# 23 Field Ambulance Contact



## Marauder (17 Aug 2009)

I have tried searching for this on both the boards here and on Google, and either it is not out there, or my search-fu is getting atrophied.

I am looking for a POC with 23 Field Amb in Hamilton regarding joining 23 as a Nursing Officer or HCA Officer via OT from R031 CPL with a 31 CBG infantry unit.

I would try to contact the Hamilton CFRC, but their hours of work are my hours of work, and of late I can barely get time to wolf down lunch most days, let alone make a personal call, in which I get bounced around to four different people, all of whom think the other fella might know that, just let me transfer you. Any help is appreciated.


----------



## Nfld Sapper (17 Aug 2009)

Try this:

650 Catharine St N Bldg 1, Hamilton, ON, Canada 

Phone: (905) 972-6754 

Also Does Business As:Government Of Canada; Government Of Canada; 23 Field Ambulance

EDITED TO ADD:

Or you can phone 905 972 4000 and ask for 23 Fd Amb


----------



## gQeline (7 Aug 2010)

Hello, I was also contacting 23 Field Ambulance in Hamilton to ask questions for applying to be a Medical Technician reserve.

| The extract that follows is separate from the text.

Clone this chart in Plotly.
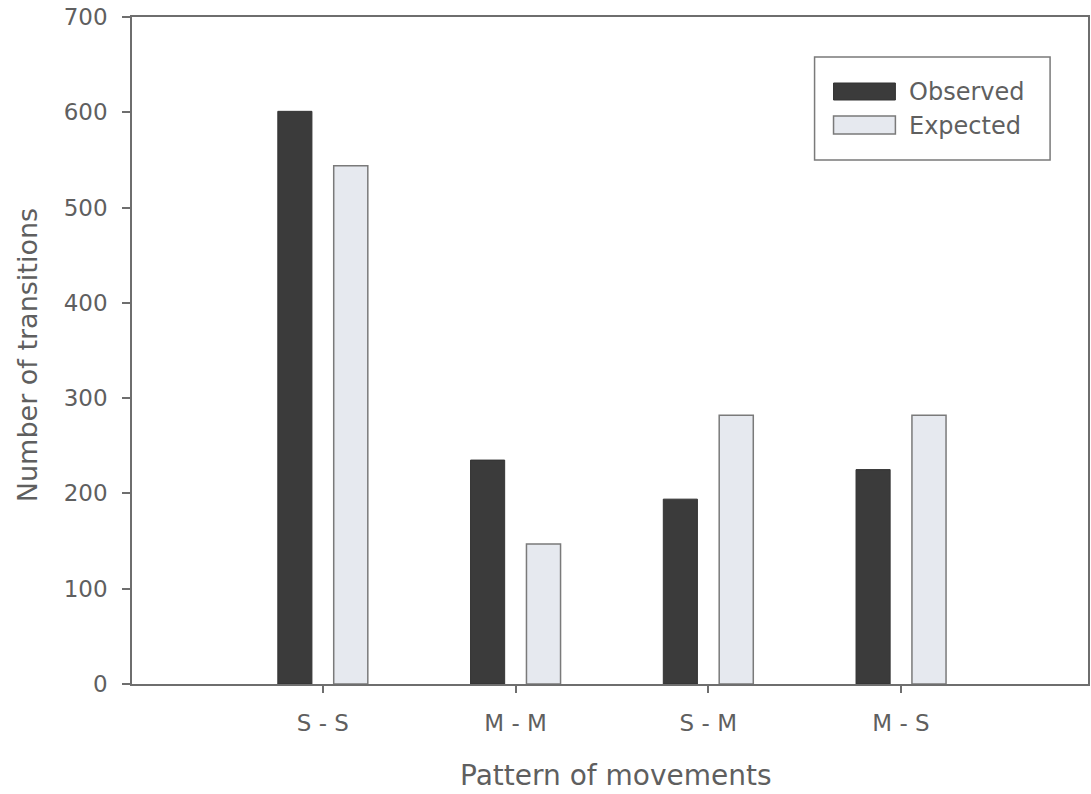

I called today around 1:30 PM but I found that no one was answering.
Would you please be able to tell me their hours of operaion so I would be able to call them during those times?

THANKS SO MUCH! hopefully you have found answers to your questions as well.


----------



## cn (7 Aug 2010)

gQeline said:
			
		

> Hello, I was also contacting 23 Field Ambulance in Hamilton to ask questions for applying to be a Medical Technician reserve. I called today around 1:30 PM but I found that no one was answering.
> Would you please be able to tell me their hours of operaion so I would be able to call them during those times?
> 
> THANKS SO MUCH! hopefully you have found answers to your questions as well.



Like most other gov't offices they are closed on weekends.  

Try here: http://forces.ca/en/centres/findarecruitmentcentre-110

When I searched for the Hamiltion CFRC, it says hours are Monday through Friday, 8:30am - 4:30pm.


----------